A Calculated Risk: Tesla Unleashes RoboTaxis Ahead of Crucial Earnings Call
Now, a new era begins—or so we are told. Today, Tesla has launched its fully unsupervised Robotaxi service in Austin, Texas. The safety monitor is gone. Members of the public can now use an app to hail a car and be driven by the company’s Full Self-Driving (FSD) software, with no human employee present to intervene. The wheel provides no control, if a passenger grabs the steering wheel a message asks them to stop, and the car will eventually pull over if the interference continues. The passenger's dominion extends only to the media screen. This is no longer a test—it is a commercial product offered to the general public.
The technological leap is undeniable, a testament to relentless engineering. Yet we must look beyond the spectacle and ask the reasonable, necessary questions. Why this aggressive push now? And on whose terms is this future being built? The most immediate question revolves around safety.
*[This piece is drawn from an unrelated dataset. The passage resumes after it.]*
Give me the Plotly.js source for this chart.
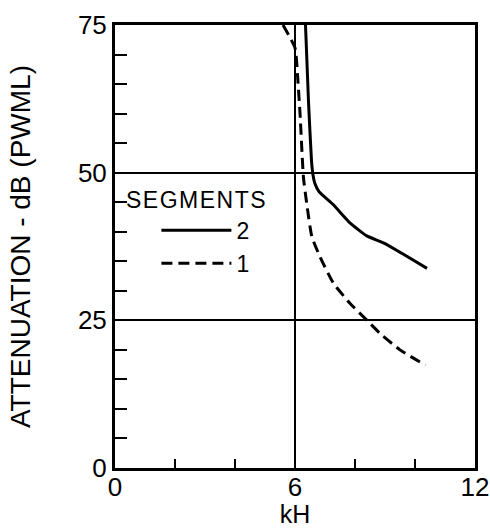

According to a December 2025 report from Electrek, which has tracked mandatory National Highway Traffic Safety Administration (NHTSA) filings, Tesla’s Robotaxi fleet in Austin has been involved in at least eight reported crashes between July 2025 and October 2025. The data, though partially redacted by Tesla, shows incidents involving other cars, cyclists, fixed objects, and an animal. Crucially, all these collisions occurred with a trained human safety supervisor present in the vehicle, tasked with preventing such events.
The math is sobering. With roughly 250,000 miles driven, the fleet was crashing approximately once every 40,000 miles. The average American driver has a crash about once every 500,000 miles. This means Tesla's system, even with a human backup, was crashing over ten times more frequently than a human driver. The logical and urgent question follows: if the system fails this often with a supervisor, what is the projected failure rate without one? Tesla’s answer, effectively, is to remove the supervisor and find out in real-time, with the public as participants.
This brings us to the second, glaring question of timing. This landmark launch comes just six days before Tesla’s ($TSLA) critical Q4 2026 earnings call. For years, CEO Elon Musk has staked the company’s astronomical valuation on the promise of a fully autonomous future. The Robotaxi network is not merely a product line; it is the central pillar of Tesla’s growth narrative to investors. Launching the first public-facing, unsupervised service directly before a quarterly earnings call is a powerful market signal. It transforms a technical milestone into a financial statement, applying maximum pressure to a stock that has long been priced for perfection.
We must ask: Is this launch primarily driven by technological readiness, or by market necessity? Is the public road the proper venue to close a safety gap of such magnitude, or is this an experiment that places operational and reputational risk onto city streets and their inhabitants? The people of Austin are no longer just residents; they are beta testers in a live environment, their safety part of the data set that will either validate or undermine a trillion-dollar corporate vision.
True innovation marries ambition with responsibility. It does not silence difficult questions with the dazzle of new technology. As this service rolls out, regulators, local officials, and the community itself must demand transparency. What is the specific safety benchmark Tesla must meet before expanding? How will crash data for unsupervised vehicles be reported and disclosed, given the company’s history of redacting key details in NHTSA reports?
The arrival of the driverless car is a historic turning point. But progress cannot be measured solely in miles traveled without a steering wheel. It must also be measured in lives protected, in trust earned, and in the unwavering priority placed on public welfare over stock price. The future is here, but it is our collective duty to ensure it is built on a foundation of safety, not just speed.